Ana Justina Ferreira Néri (13 December 1814 - 20 May 1880) was a Brazilian nurse, considered the first in her country. She is best known for her volunteer work with the Triple Alliance during the Paraguayan War.

==Biography==
Néri was born in the Bahian village of Cachoeira de Paraguaçu to José Ferreira de Jesus and his wife, Luísa Maria das Virgens. At age 23, Ana married Navy Commander Isidoro Antônio Néri. With her husband always on duty, Ana became accustomed with running their house on her own. She became a widow at age 29, having to take care of their children Justiniano, Isidoro, and Pedro Antônio by herself. Justiniano and Isidoro became doctors, while Pedro Antônio joined the Army, becoming a cadet.

===Work as a nurse===
In 1865, Brazil joined the Triple Alliance in the Paraguayan War, and Ana's sons were all called upon duty, in addition to both her brothers, Manuel Jerônimo, and Joaquim Maurício. Unhappy with the fact that she would stay away from all the men in her family, she wrote a letter to Manuel Pinho de Sousa Dantas, governor of Bahia, offering to take care of injured soldiers of the Triple Alliance for the duration of the conflict.

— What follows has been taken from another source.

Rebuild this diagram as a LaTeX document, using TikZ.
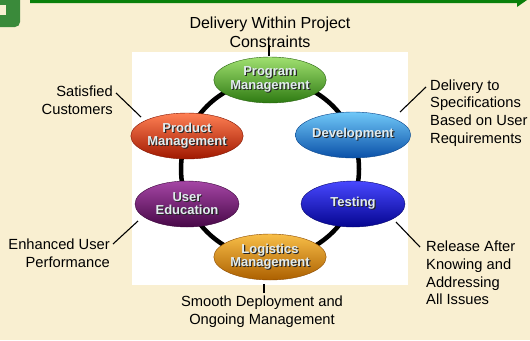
\documentclass[tikz,border=0pt]{standalone}
\usepackage{fontspec}
\setmainfont{Liberation Sans}
\usetikzlibrary{shapes,arrows,arrows.meta}
\usetikzlibrary{positioning}
\definecolor{paper}{HTML}{F9EFD1}
\definecolor{barg}{HTML}{0A800A}
\definecolor{boxg}{HTML}{3A8A3A}
\definecolor{lite}{HTML}{E2ECEE}
\definecolor{shade}{HTML}{262626}
\newcommand\shline[1]{{\makebox[0pt][l]{\hspace{1.1bp}\raisebox{-1.1bp}{\color{shade}#1}}\color{lite}#1}}
\tikzset{phase/.style={ellipse, minimum width=104bp, minimum height=46bp, inner sep=0pt,
    line width=0.4bp, align=center,
    font=\fontsize{13bp}{13.5bp}\selectfont\bfseries},
  lbl/.style={inner sep=0pt, font=\fontsize{14.7bp}{17.7bp}\selectfont},
  tick/.style={line width=1.1bp, black},
  ring/.style={line width=4.5bp, black}
}

\begin{document}
\begin{tikzpicture}[x=1bp, y=-1bp]
            \useasboundingbox (0,0) rectangle (530,340);
            \fill[paper] (0,0) rectangle (530,340);
            \fill[boxg] (0,0) -- (20,0) -- (20,22) arc[start angle=0, end angle=90, radius=5] -- (0,27) -- cycle;
            \fill[paper] (0,5) rectangle (6,15);
            \fill[barg] (30,0) -- (527,0) -- (517,7) -- (517,3) -- (30,3) -- cycle;
            \fill[white] (132,52) rectangle (408,285);
            \coordinate (hub) at (270,169);
            \draw[ring] (hub) circle[radius=89];
            % phases round the ring
            \node[phase, draw={rgb,255:red,40;green,100;blue,15}, top color={rgb,255:red,160;green,224;blue,112}, middle color={rgb,255:red,88;green,184;blue,48}, bottom color={rgb,255:red,46;green,122;blue,18}] (pgm) at (270,80) {\shline{Program}\\\shline{Management}};
            \node[phase, draw={rgb,255:red,10;green,70;blue,140}, top color={rgb,255:red,112;green,200;blue,248}, middle color={rgb,255:red,24;green,144;blue,232}, bottom color={rgb,255:red,10;green,80;blue,168}] (dev) at (353,135) {\shline{Development}};
            \node[phase, draw={rgb,255:red,5;green,5;blue,110}, top color={rgb,255:red,72;green,72;blue,255}, middle color={rgb,255:red,16;green,16;blue,224}, bottom color={rgb,255:red,5;green,5;blue,144}] (tst) at (353,204) {\shline{Testing}};
            \node[phase, draw={rgb,255:red,140;green,75;blue,0}, top color={rgb,255:red,248;green,190;blue,72}, middle color={rgb,255:red,232;green,146;blue,16}, bottom color={rgb,255:red,172;green,96;blue,0}] (log) at (270,257) {\shline{Logistics}\\\shline{Management}};
            \node[phase, draw={rgb,255:red,60;green,5;blue,60}, top color={rgb,255:red,165;green,70;blue,165}, middle color={rgb,255:red,128;green,16;blue,128}, bottom color={rgb,255:red,72;green,8;blue,72}] (edu) at (187,204) {\shline{User}\\\shline{Education}};
            \node[phase, draw={rgb,255:red,130;green,20;blue,0}, top color={rgb,255:red,255;green,128;blue,84}, middle color={rgb,255:red,232;green,52;blue,16}, bottom color={rgb,255:red,160;green,24;blue,0}] (prd) at (187,136) {\shline{Product}\\\shline{Management}};
            % outcomes
            \node[lbl, align=center, font=\fontsize{16bp}{19bp}\selectfont] (goal) at (270,32) {Delivery Within Project\\Constraints};
            \node[lbl, align=right, anchor=east] (sat) at (113,100) {Satisfied\\Customers};
            \node[lbl, align=left, anchor=west] (spec) at (430,113) {Delivery to\\Specifications\\Based on User\\Requirements};
            \node[lbl, align=right, anchor=east] (perf) at (110,253) {Enhanced User\\Performance};
            \node[lbl, align=left, anchor=west] (rel) at (426,273) {Release After\\Knowing and\\Addressing\\All Issues};
            \node[lbl, align=center] (ops) at (262,312) {Smooth Deployment and\\Ongoing Management};
            \coordinate (goal_a) at (269,45);   \coordinate (goal_b) at (269,56);
            \coordinate (sat_a) at (116,93);    \coordinate (sat_b) at (141,117);
            \coordinate (spec_a) at (426,87);   \coordinate (spec_b) at (400,112);
            \coordinate (perf_a) at (113,244);  \coordinate (perf_b) at (138,221);
            \coordinate (rel_a) at (420,247);   \coordinate (rel_b) at (396,222);
            \coordinate (ops_a) at (264,293);   \coordinate (ops_b) at (264,284);
            \path[tick]
                (goal_a) edge (goal_b)
                (sat_a) edge (sat_b)
                (spec_a) edge (spec_b)
                (perf_a) edge (perf_b)
                (rel_a) edge (rel_b)
                (ops_a) edge (ops_b);
        \end{tikzpicture}
\end{document}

Later that year, Ana left Bahia for the first time in her life, assisting the Army's health corps, which was small and had few supplies. She started working alongside Vincentian nuns in a hospital in Corrientes, where she would take care of more than 6,000 hospitalized soldiers. Not a long time later, she assisted the injured in Salto, Humaitá, Curupaiti, and Asunción.

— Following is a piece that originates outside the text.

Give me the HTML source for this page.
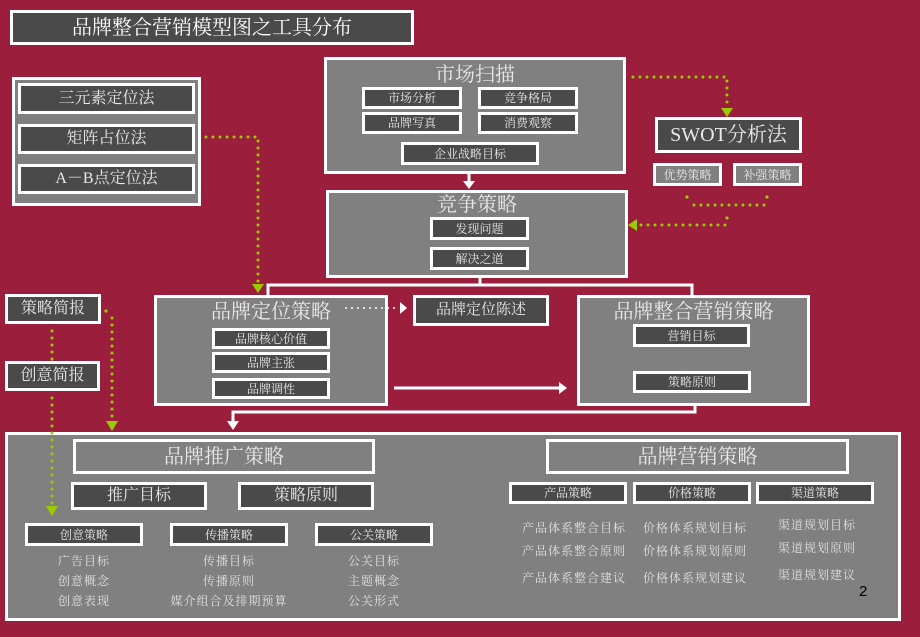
<!DOCTYPE html>
<html><head><meta charset="utf-8"><style>
*{margin:0;padding:0}
body{width:920px;height:637px;background:#9b1f3c;position:relative;overflow:hidden;font-family:"Liberation Serif","Noto Serif CJK SC","Noto Sans CJK SC",serif;}
.b{position:absolute;box-sizing:border-box;border:3px solid #fff;display:flex;align-items:center;justify-content:center;color:#e8e8e8;white-space:nowrap;line-height:1;}
.g{background:#808080}
.d{background:#4a4a4a}
.t{position:absolute;color:#e0e0e0;white-space:nowrap;font-size:12px;letter-spacing:1px}
.c{transform:translateX(-50%)}
.top{align-items:flex-start}
svg{position:absolute;left:0;top:0}
</style></head><body>
<div class="b d" style="left:10px;top:10px;width:404px;height:35px;font-size:20px;color:#fff">品牌整合营销模型图之工具分布</div>

<div class="b g" style="left:12px;top:77px;width:189px;height:129px"></div>
<div class="b d" style="left:18px;top:83px;width:177px;height:31px;font-size:16px">三元素定位法</div>
<div class="b d" style="left:18px;top:124px;width:177px;height:30px;font-size:16px">矩阵占位法</div>
<div class="b d" style="left:18px;top:164px;width:177px;height:30px;font-size:16px">A－B点定位法</div>

<div class="b g top" style="left:324px;top:57px;width:302px;height:117px;font-size:20px;padding-top:5px">市场扫描</div>
<div class="b d" style="left:362px;top:87px;width:100px;height:22px;font-size:12px">市场分析</div>
<div class="b d" style="left:478px;top:87px;width:100px;height:22px;font-size:12px">竞争格局</div>
<div class="b d" style="left:362px;top:112px;width:100px;height:22px;font-size:12px">品牌写真</div>
<div class="b d" style="left:478px;top:112px;width:100px;height:22px;font-size:12px">消费观察</div>
<div class="b d" style="left:401px;top:142px;width:138px;height:23px;font-size:12px">企业战略目标</div>

<div class="b g top" style="left:326px;top:190px;width:302px;height:88px;font-size:20px;padding-top:2px">竞争策略</div>
<div class="b d" style="left:430px;top:217px;width:99px;height:23px;font-size:12px">发现问题</div>
<div class="b d" style="left:430px;top:247px;width:99px;height:23px;font-size:12px">解决之道</div>

<div class="b d" style="left:655px;top:117px;width:147px;height:36px;font-size:20px">SWOT分析法</div>
<div class="b g" style="left:653px;top:163px;width:69px;height:23px;font-size:12px">优势策略</div>
<div class="b g" style="left:733px;top:163px;width:69px;height:23px;font-size:12px">补强策略</div>

<div class="b d" style="left:5px;top:294px;width:96px;height:30px;font-size:16px">策略简报</div>
<div class="b d" style="left:5px;top:361px;width:95px;height:30px;font-size:16px">创意简报</div>

<div class="b g top" style="left:154px;top:295px;width:234px;height:111px;font-size:20px;padding-top:4px">品牌定位策略</div>
<div class="b d" style="left:212px;top:328px;width:118px;height:21px;font-size:12px">品牌核心价值</div>
<div class="b d" style="left:212px;top:352px;width:118px;height:21px;font-size:12px">品牌主张</div>
<div class="b d" style="left:212px;top:378px;width:118px;height:21px;font-size:12px">品牌调性</div>

<div class="b d" style="left:413px;top:295px;width:136px;height:31px;font-size:15px">品牌定位陈述</div>

<div class="b g top" style="left:577px;top:295px;width:233px;height:111px;font-size:20px;padding-top:4px">品牌整合营销策略</div>
<div class="b d" style="left:633px;top:324px;width:117px;height:23px;font-size:12px">营销目标</div>
<div class="b d" style="left:633px;top:371px;width:118px;height:22px;font-size:12px">策略原则</div>

<div class="b g" style="left:5px;top:432px;width:896px;height:189px"></div>
<div class="b g" style="left:73px;top:439px;width:302px;height:35px;font-size:20px">品牌推广策略</div>
<div class="b d" style="left:71px;top:482px;width:136px;height:28px;font-size:16px">推广目标</div>
<div class="b d" style="left:238px;top:482px;width:136px;height:28px;font-size:16px">策略原则</div>
<div class="b d" style="left:25px;top:523px;width:118px;height:23px;font-size:12px">创意策略</div>
<div class="b d" style="left:170px;top:523px;width:118px;height:23px;font-size:12px">传播策略</div>
<div class="b d" style="left:315px;top:523px;width:118px;height:23px;font-size:12px">公关策略</div>
<div class="t c" style="left:84px;top:552px">广告目标</div>
<div class="t c" style="left:84px;top:572px">创意概念</div>
<div class="t c" style="left:84px;top:592px">创意表现</div>
<div class="t c" style="left:229px;top:552px">传播目标</div>
<div class="t c" style="left:229px;top:572px">传播原则</div>
<div class="t c" style="left:229px;top:592px">媒介组合及排期预算</div>
<div class="t c" style="left:374px;top:552px">公关目标</div>
<div class="t c" style="left:374px;top:572px">主题概念</div>
<div class="t c" style="left:374px;top:592px">公关形式</div>

<div class="b g" style="left:546px;top:439px;width:303px;height:35px;font-size:20px">品牌营销策略</div>
<div class="b d" style="left:509px;top:482px;width:118px;height:22px;font-size:12px">产品策略</div>
<div class="b d" style="left:633px;top:482px;width:118px;height:22px;font-size:12px">价格策略</div>
<div class="b d" style="left:756px;top:482px;width:118px;height:22px;font-size:12px">渠道策略</div>
<div class="t" style="left:522px;top:519px">产品体系整合目标</div>
<div class="t" style="left:522px;top:542px">产品体系整合原则</div>
<div class="t" style="left:522px;top:569px">产品体系整合建议</div>
<div class="t" style="left:643px;top:519px">价格体系规划目标</div>
<div class="t" style="left:643px;top:542px">价格体系规划原则</div>
<div class="t" style="left:643px;top:569px">价格体系规划建议</div>
<div class="t" style="left:778px;top:516px">渠道规划目标</div>
<div class="t" style="left:778px;top:539px">渠道规划原则</div>
<div class="t" style="left:778px;top:566px">渠道规划建议</div>
<div style="position:absolute;left:859px;top:583px;font-family:'Liberation Sans',sans-serif;font-size:15px;color:#000">2</div>

<svg width="920" height="637" viewBox="0 0 920 637">
<g fill="none" stroke="#99cc00" stroke-width="3" stroke-dasharray="0 7" stroke-linecap="round">
<path d="M633 77 H727 V108"/>
<path d="M694 205 H767"/>
<path d="M725 225 H640"/>
<path d="M206 137 H258 V283"/>
<path d="M52 331 V360"/>
<path d="M52 398 V508"/>
<path d="M112 318 V420"/>
</g>
<g fill="#99cc00">
<circle cx="687" cy="197" r="1.6"/><circle cx="767" cy="197" r="1.6"/><circle cx="727" cy="218" r="1.6"/><circle cx="106" cy="311" r="1.6"/>
<path d="M721 108 H733 L727 117Z"/>
<path d="M637 219 V231 L628 225Z"/>
<path d="M252 284 H264 L258 293Z"/>
<path d="M46 506 H58 L52 516Z"/>
<path d="M106 421 H118 L112 431Z"/>
</g>
<g stroke="#fff" stroke-width="3" fill="none">
<path d="M469 173 V182"/>
<path d="M480 277 V285 M268 295 V285 H692 V295"/>
<path d="M394 388 H560"/>
<path d="M695 406 V412 H233 V422"/>
</g>
<path d="M346 308 H400" stroke="#fff" stroke-width="2" stroke-dasharray="0 6" stroke-linecap="round"/>
<g fill="#fff">
<path d="M463 181 H475 L469 189Z"/>
<path d="M559 382 V394 L567 388Z"/>
<path d="M227 421 H239 L233 430Z"/>
<path d="M400 302 V314 L407 308Z"/>
</g>
</svg>
</body></html>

A wealthy woman, Ana founded a nursing house in the Paraguayan capital, then occupied and besieged by the Brazilian Army. For that purpose, she used personal financial resources that she inherited from her family. She worked selflessly there until the end of the war. Her son Justiniano and a nephew who had enlisted as a volunteer both died in battle.

At the end of the war, in 1870, Ana returned to Brazil and received several honours, among them the distinctions of silver and humanitarian campaign medals. Emperor Pedro II granted Ana, via decree, a lifelong pension, which she used to provide education for the four orphans that she had brought from Paraguay with her.

===Death and homages===
Ana died on 20 May 1880, in Rio de Janeiro. In 1926, Carlos Chagas named the first official Brazilian school of nursing after her. Her full-body portrait, painted by Victor Meirelles, currently occupies a place of honor at the Salvador City Hall. According to the federal law number 12.105, sanctioned by acting president José Alencar on 2 December 2009, Ana Néri is now a character of the Book of the Fatherland Heroes, and will have her name added in the Pantheon of the Fatherland and Freedom, a monument in Brasília consisting of a steel book designed by Oscar Niemeyer.

She was portrayed by Cyria Coentro in the 2021 Brazilian historical telenovela Nos Tempos do Imperador.